Rep. Steny Hoyer (D-MD), the House Majority Leader, postponed a press conference announcing new reforms of the Foreign Intelligence Surveillance Act after progressive lawmakers banded together and said they would fight any legislation that did not include a set of eight principles on wiretapping that preserve the "rule of law."
"What's most significant is that the Progressive Caucus came together and said to the leadership that all 72 of us require that these provisions be included," said Caroline Fredercikson, Legislative Director for the American Civil Liberties Union. "This changes the dynamic significantly."
Rep. Hoyer had planned to roll out the new FISA reform bill at 1:30 PM today. A spokesperson from his office told the Huffington Post that the House Intelligence Committee had decided to postpone completion of the legislation, though it's not clear that the announcement from the Progressive Caucus influenced their decision. Votes in the House were also canceled today. The committee was not available at press time.
The ACLU said it has not seen the language of the reforms that the Democratic leadership was preparing to get behind.
But while congressional progressives feared that their leaders would make permanent the expansions of wiretapping power that congressional Republicans brokered in August, some House Republicans were less sanguine about the outcome of the legislation. An adviser to Rep. Pete Hoekstra (R-MI), the ranking Republican on the Intelligence Committee, claimed that the Democrats had closed their Republican counterparts out of the process of drafting the legislation.
A copy of the principles on FISA reform sent to the Democratic leadership by the 72 members of the Congressional Progressive Caucus can be read after the jump.
Progressive Caucus Official Position and Fundamental Principles Governing FISA Reform, as adopted
October 3, 2007
We, Members of the Congressional Progressive Caucus, fully recognizing we live in a dangerous world but proud of, and deeply committed to, the values that have made the United States an exemplar for the world, affirm the following principles to guide consideration over the debate regarding surveillance of foreign intelligence. We hold that these principles represent the pillars by which America gives no quarter to terrorists who would do our country harm, while at the same time ensuring fidelity to the distinctively American commitment to the rule of law, the dignity of the individual, and separation of powers.
1. It should be the policy of the United States that the objective of any authorized program of foreign intelligence surveillance must be to ensure that American citizens and persons in America are secure in their persons, papers, and effects, but makes terrorists throughout the world feel insecure.
2. The best way to achieve these twin goals is to follow the rule of law. And the exclusive law to follow with respect to authorizing foreign surveillance gathering on U.S. soil is the Foreign Intelligence Surveillance Act (FISA). As initially enacted by Congress, the exclusivity of FISA was unambiguous. Legislation must reiterate current law that FISA is the exclusive means to authorize foreign surveillance gathering on U.S. soil.
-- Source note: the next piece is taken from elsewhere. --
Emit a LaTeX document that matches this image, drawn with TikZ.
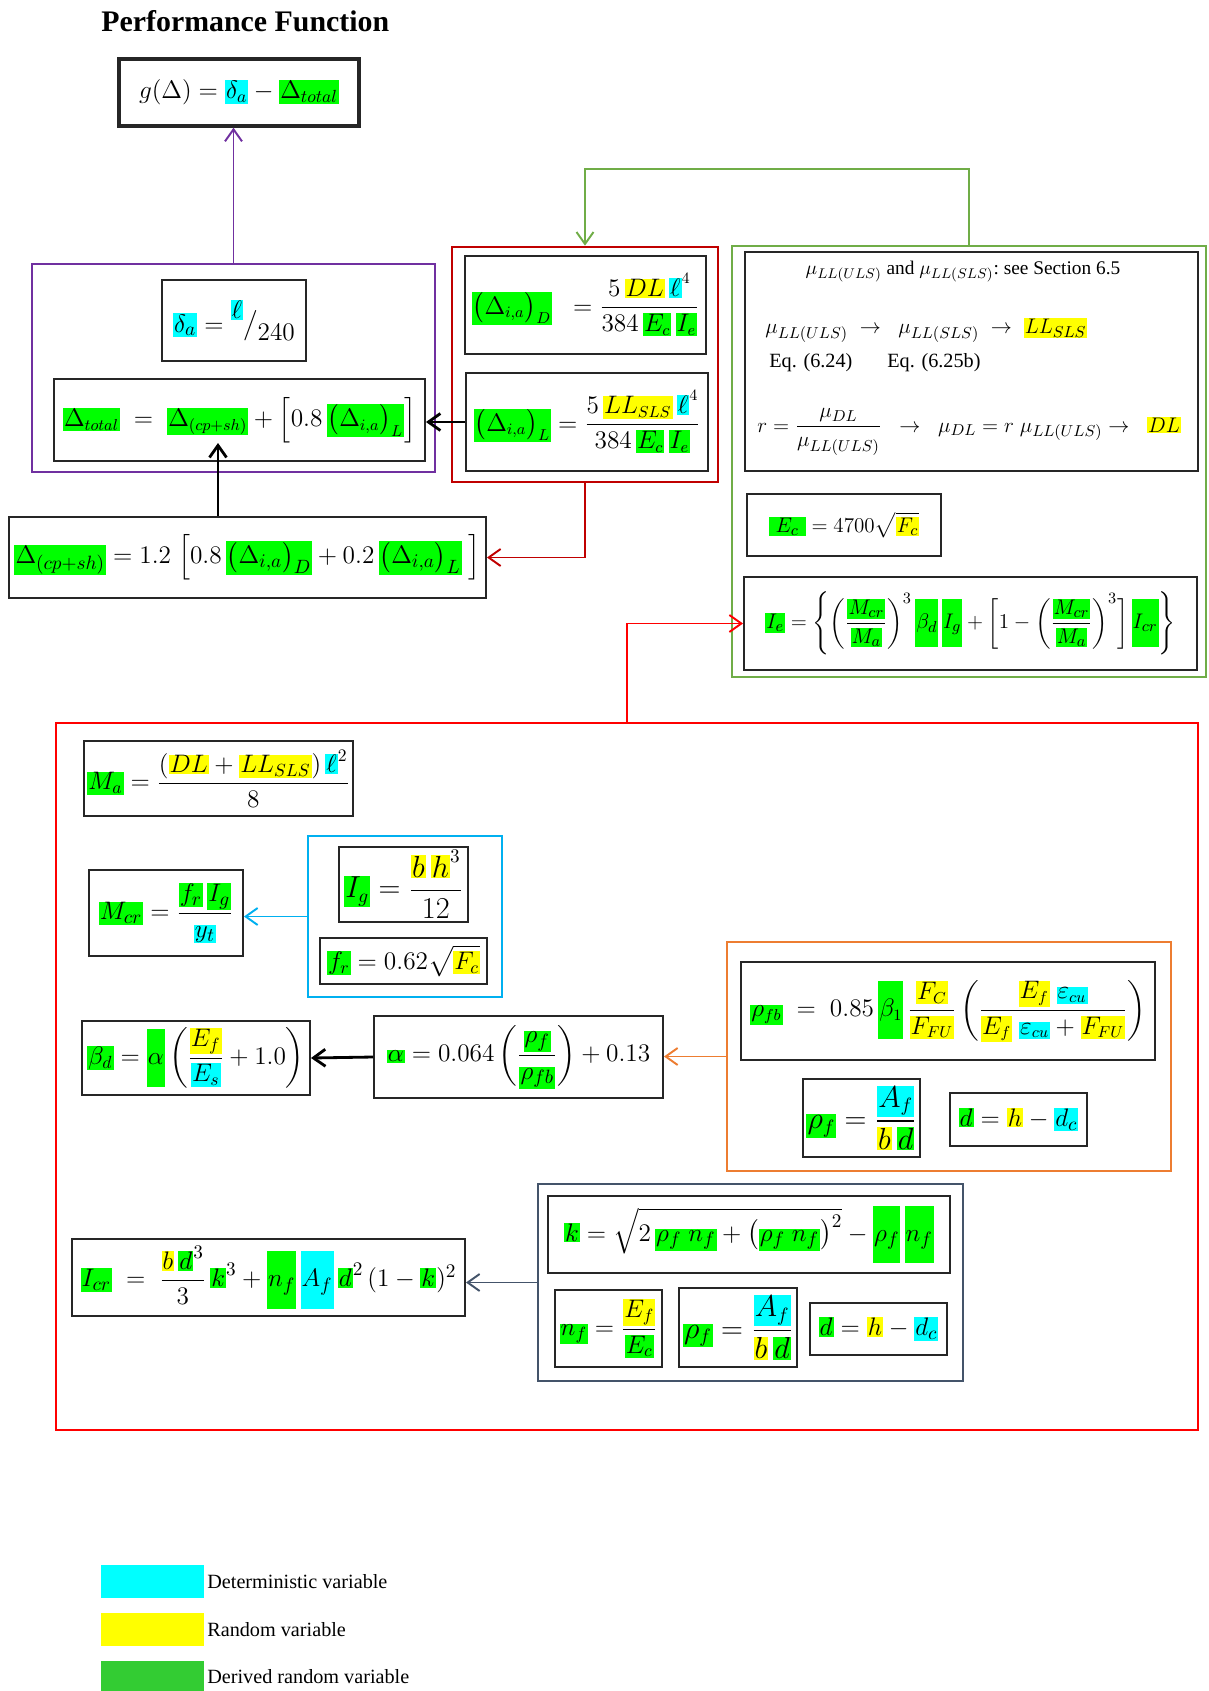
\documentclass[tikz,border=0pt]{standalone}
\usepackage{fontspec}
\setmainfont{Liberation Serif}
\usepackage{amsmath}
\usetikzlibrary{arrows.meta}

\definecolor{hlcyan}{HTML}{00FFFF}
\definecolor{hlyellow}{HTML}{FFFF00}
\definecolor{hlgreen}{HTML}{00FF00}
\definecolor{leggreen}{HTML}{33CC33}
\definecolor{cpurple}{HTML}{7030A0}
\definecolor{cdred}{HTML}{C00000}
\definecolor{cgreen}{HTML}{70AD47}
\definecolor{cred}{HTML}{FF0000}
\definecolor{cblue}{HTML}{00B0F0}
\definecolor{corange}{HTML}{ED7D31}
\definecolor{cslate}{HTML}{44546A}

% highlighted variables
\newcommand{\hlbox}[2]{{\setlength{\fboxsep}{0.6pt}\colorbox{#1}{$\displaystyle #2$}}}
\newcommand{\hlboxt}[2]{{\setlength{\fboxsep}{0.6pt}\colorbox{#1}{$\displaystyle\vphantom{\dfrac{M_{cr}}{M_a}}#2$}}}
\newcommand{\hlC}[1]{\hlbox{hlcyan}{#1}}
\newcommand{\hlY}[1]{\hlbox{hlyellow}{#1}}
\newcommand{\hlG}[1]{\hlbox{hlgreen}{#1}}
\newcommand{\hlGt}[1]{\hlboxt{hlgreen}{#1}}
\newcommand{\hlCt}[1]{\hlboxt{hlcyan}{#1}}

\tikzset{
  >={Straight Barb[length=2.4mm,width=3.4mm]},
  wh/.style 2 args={minimum width=#1*0.02cm, minimum height=#2*0.02cm},
  fs/.style={font=\fontsize{#1}{#1}\selectfont},
  eqbox/.style={draw=black!85, line width=1.1pt, inner sep=1pt, fs=15},
  eqtxt/.style={inner sep=0pt, fs=13},
  txt/.style={inner sep=0pt, font=\fontsize{11.5}{13}\selectfont},
  grp/.style={draw=#1, line width=1.5pt, inner sep=0pt},
  link/.style={line width=1.1pt},
  legkey/.style={inner sep=0pt, wh={103}{33}},
}

\begin{document}
\begin{tikzpicture}[x=0.02cm, y=-0.02cm]
\useasboundingbox (0,0) rectangle (1208,1691);

% Title
\node[anchor=west, inner sep=0pt, font=\fontsize{17}{19}\selectfont\bfseries] (title) at (101,21) {Performance Function};

% Nodes
\node[eqbox, fs=14.5, line width=1.9pt, wh={240}{67}] (gfun) at (239,92.5) {$g(\Delta) = \hlC{\delta_a} - \hlG{\Delta_{total}}$};

\node[grp=cpurple, wh={403}{208}] (purplegrp) at (233.5,368) {};
\node[eqbox, wh={144}{81}] (deltaa) at (234,320.5) {$\hlC{\delta_a} = \raisebox{1.1ex}{\hlC{\ell}}\big/\raisebox{-0.7ex}{$240$}$};
\node[eqbox, fs=13.5, wh={371}{82}] (dtotal) at (239.5,420) {$\hlG{\Delta_{total}} \;=\; \hlG{\Delta_{(cp+sh)}} + \Big[0.8\,\hlG{\big(\Delta_{i,a}\big)_L}\Big]$};

\node[grp=cdred, wh={266}{235}] (redgrp) at (585,364.5) {};
\node[eqbox, fs=13.5, wh={241}{98}] (deltaD) at (585.5,305) {$\hlG{\big(\Delta_{i,a}\big)_D}\;\; = \dfrac{5\,\hlY{DL}\,\hlC{\ell}^4}{384\,\hlG{E_c}\,\hlG{I_e}}$};
\node[eqbox, fs=13.5, wh={242}{98}] (deltaL) at (587,422) {$\hlG{\big(\Delta_{i,a}\big)_L} = \dfrac{5\,\hlY{LL_{SLS}}\,\hlC{\ell}^4}{384\,\hlG{E_c}\,\hlG{I_e}}$};

\node[eqbox, wh={477}{81}] (dcpsh) at (247.5,557.5) {$\hlG{\Delta_{(cp+sh)}} = 1.2\;\Big[0.8\,\hlG{\big(\Delta_{i,a}\big)_D} + 0.2\,\hlG{\big(\Delta_{i,a}\big)_L}\;\Big]$};

\node[grp=cgreen, wh={474}{431}] (greengrp) at (969,461.5) {};
\node[eqbox, wh={453}{219}] (llbox) at (971.5,361.5) {};
\node[txt, font=\fontsize{11}{13}\selectfont] (llnote) at (963,272) {$\mu_{LL(ULS)}$ and $\mu_{LL(SLS)}$:\ see Section 6.5};
\node[eqtxt, anchor=west] (llchain) at (765,330) {$\mu_{LL(ULS)} \;\rightarrow\;\; \mu_{LL(SLS)} \;\rightarrow\; \hlY{LL_{SLS}}$};
\node[txt, anchor=west] (eqa) at (769,363) {Eq. (6.24)};
\node[txt, anchor=west] (eqb) at (887,363) {Eq. (6.25b)};
\node[eqtxt, anchor=west] (dlchain) at (757,432) {$r = \dfrac{\mu_{DL}}{\mu_{LL(ULS)}} \;\;\rightarrow\;\; \mu_{DL} = r\;\mu_{LL(ULS)} \rightarrow\;\; \hlY{DL}$};
\node[eqbox, fs=13, wh={194}{62}] (ec) at (844,525) {$\hlG{\;E_c\;} = 4700\sqrt{\hlY{F_c}}$};
\node[eqbox, fs=13, wh={453}{93}] (ie) at (970.5,623.5) {$\hlG{I_e} = \Bigg\{\bigg(\dfrac{\hlG{M_{cr}}}{\hlG{M_a}}\bigg)^{3}\,\hlGt{\beta_d}\,\hlGt{I_g} + \bigg[1-\bigg(\dfrac{\hlG{M_{cr}}}{\hlG{M_a}}\bigg)^{3}\bigg]\,\hlGt{I_{cr}}\Bigg\}$};

\node[grp=cred, wh={1142}{707}] (bigred) at (627,1076.5) {};
\node[eqbox, fs=14.5, wh={269}{75}] (ma) at (218.5,778.5) {$\hlG{M_a} = \dfrac{(\hlY{DL} + \hlY{LL_{SLS}})\,\hlC{\ell}^2}{8}$};
\node[grp=cblue, wh={194}{161}] (bluegrp) at (405,916.5) {};
\node[eqbox, fs=16, wh={129}{75}] (ig) at (403.5,884.5) {$\hlG{I_g} = \dfrac{\hlY{b}\,\hlY{h}^3}{12}$};
\node[eqbox, fs=14, wh={167}{46}] (fr) at (403.5,961) {$\hlG{f_r} = 0.62\sqrt{\hlY{F_c}}$};
\node[eqbox, wh={154}{86}] (mcr) at (166,913) {$\hlG{M_{cr}} = \dfrac{\hlG{f_r}\,\hlG{I_g}}{\hlC{y_t}}$};
\node[eqbox, fs=14.5, wh={228}{74}] (betad) at (196,1058) {$\hlG{\beta_d} = \hlGt{\alpha}\left(\dfrac{\hlY{E_f}}{\hlC{E_s}} + 1.0\right)$};
\node[eqbox, wh={289}{82}] (alpha) at (518.5,1057) {$\hlG{\alpha} = 0.064\left(\dfrac{\hlG{\rho_f}}{\hlG{\rho_{fb}}}\right) + 0.13$};
\node[grp=corange, wh={444}{229}] (orangegrp) at (949,1056.5) {};
\node[eqbox, fs=13.5, wh={414}{98}] (rhofb) at (948,1011) {$\hlG{\rho_{fb}} \;=\; 0.85\,\hlGt{\beta_1}\,\dfrac{\hlY{F_C}}{\hlY{F_{FU}}}\left(\dfrac{\hlY{E_f}\;\hlC{\varepsilon_{cu}}}{\hlY{E_f}\;\hlC{\varepsilon_{cu}} + \hlY{F_{FU}}}\right)$};
\node[eqbox, fs=16, wh={117}{78}] (rhof) at (861.5,1118) {$\hlG{\rho_f} = \dfrac{\hlC{A_f}}{\hlY{b}\,\hlG{d}}$};
\node[eqbox, wh={137}{53}] (dd) at (1018.5,1119.5) {$\hlG{d} = \hlY{h} - \hlC{d_c}$};
\node[eqbox, wh={393}{77}] (icr) at (268.5,1277.5) {$\hlG{I_{cr}} \;=\; \dfrac{\hlY{b}\,\hlG{d}^3}{3}\,\hlG{k}^3 + \hlGt{n_f}\,\hlCt{A_f}\,\hlG{d}^2\,(1-\hlG{k})^2$};
\node[grp=cslate, wh={425}{197}] (slategrp) at (750.5,1282.5) {};
\node[eqbox, wh={402}{77}] (kk) at (749,1234.5) {$\hlG{k} = \sqrt{2\,\hlG{\rho_f\;n_f} + \big(\hlG{\rho_f\;n_f}\big)^2} - \hlGt{\rho_f}\,\hlGt{n_f}$};
\node[eqbox, fs=14.5, wh={107}{77}] (nf) at (608.5,1328.5) {$\hlG{n_f} = \dfrac{\hlY{E_f}}{\hlG{E_c}}$};
\node[eqbox, fs=16, wh={118}{79}] (rhof2) at (738,1327.5) {$\hlG{\rho_f} = \dfrac{\hlC{A_f}}{\hlY{b}\,\hlG{d}}$};
\node[eqbox, wh={137}{52}] (dd2) at (878.5,1329) {$\hlG{d} = \hlY{h} - \hlC{d_c}$};

% Legend
\node[legkey, fill=hlcyan] (keydet) at (152.5,1581.5) {};
\node[legkey, fill=hlyellow] (keyrand) at (152.5,1629.5) {};
\node[legkey, fill=leggreen] (keyder) at (152.5,1677) {};
\node[txt, anchor=west, inner sep=1.5pt] (labdet) at (keydet.east) {Deterministic variable};
\node[txt, anchor=west, inner sep=1.5pt] (labrand) at (keyrand.east) {Random variable};
\node[txt, anchor=west, inner sep=1.5pt] (labder) at (keyder.east) {Derived random variable};

% Arrows
\coordinate (cpshtip) at (218,443);
\draw[->, link, cpurple] (purplegrp.north) -- (purplegrp.north |- gfun.south);
\draw[->, line width=1.6pt] (deltaL.west) -- (deltaL.west -| dtotal.east);
\draw[->, line width=1.6pt] (cpshtip |- dcpsh.north) -- (cpshtip);
\draw[->, link, cdred] (redgrp.south) |- (dcpsh.east);
\draw[->, link, cgreen] (greengrp.north) -- ++(0,-76) -| (redgrp.north);
\draw[->, link, cred] (bigred.north) |- (ie.west);
\draw[->, link, cblue] (bluegrp.west) -- (bluegrp.west -| mcr.east);
\draw[->, line width=1.6pt] (alpha.west) -- (betad.east);
\draw[->, link, corange] (orangegrp.west) -- (orangegrp.west -| alpha.east);
\draw[->, link, cslate] (slategrp.west) -- (slategrp.west -| icr.east);

\end{tikzpicture}
\end{document}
3. The Foreign Intelligence Surveillance Act (FISA) should be modernized to accommodate new technologies and to make clear that foreign to foreign communications are not subject to the FISA, even though modern technology enables that communication to be routed through the United States.
4. The Foreign Intelligence Surveillance Court (FISC) is indispensable and must play a meaningful role in ensuring compliance with the law. This oversight should include, where possible, regular judicial approval and review of surveillance, of whose communications will be collected, of how it will be gathered, and of how content and other data in communications to and from the United States will be handled.
5. Congress must have regular access to information about how many U.S. communications are being collected and the authority to require court orders when it becomes clear that a certain program or surveillance of a target is scooping up communications of U.S. persons.
6. Once the government has reason to believe that a specific account, person or facility will have contact with someone in the United States, the government should be required to return to the FISC to obtain a court order for continued surveillance. Reliance on the FISC will help ensure the privacy of U.S. persons' communications.
7. Congress should not grant amnesty to any telecommunications company or to any other entity or individual for helping the NSA spy illegally on innocent Americans. The availability of amnesty will have the unintended consequence of encouraging telecommunications companies to comply with, rather than contest, illegal requests to spy on Americans.
8. Authorization to conduct foreign surveillance gathering on U.S. soil must never be made permanent. The threats to America's security and the liberties of its people will change over time and require constant vigilance by the people's representatives in Congress.
Note: An earlier version of this story incorrectly stated that ACLU "had not been briefed" on the proposed legislation.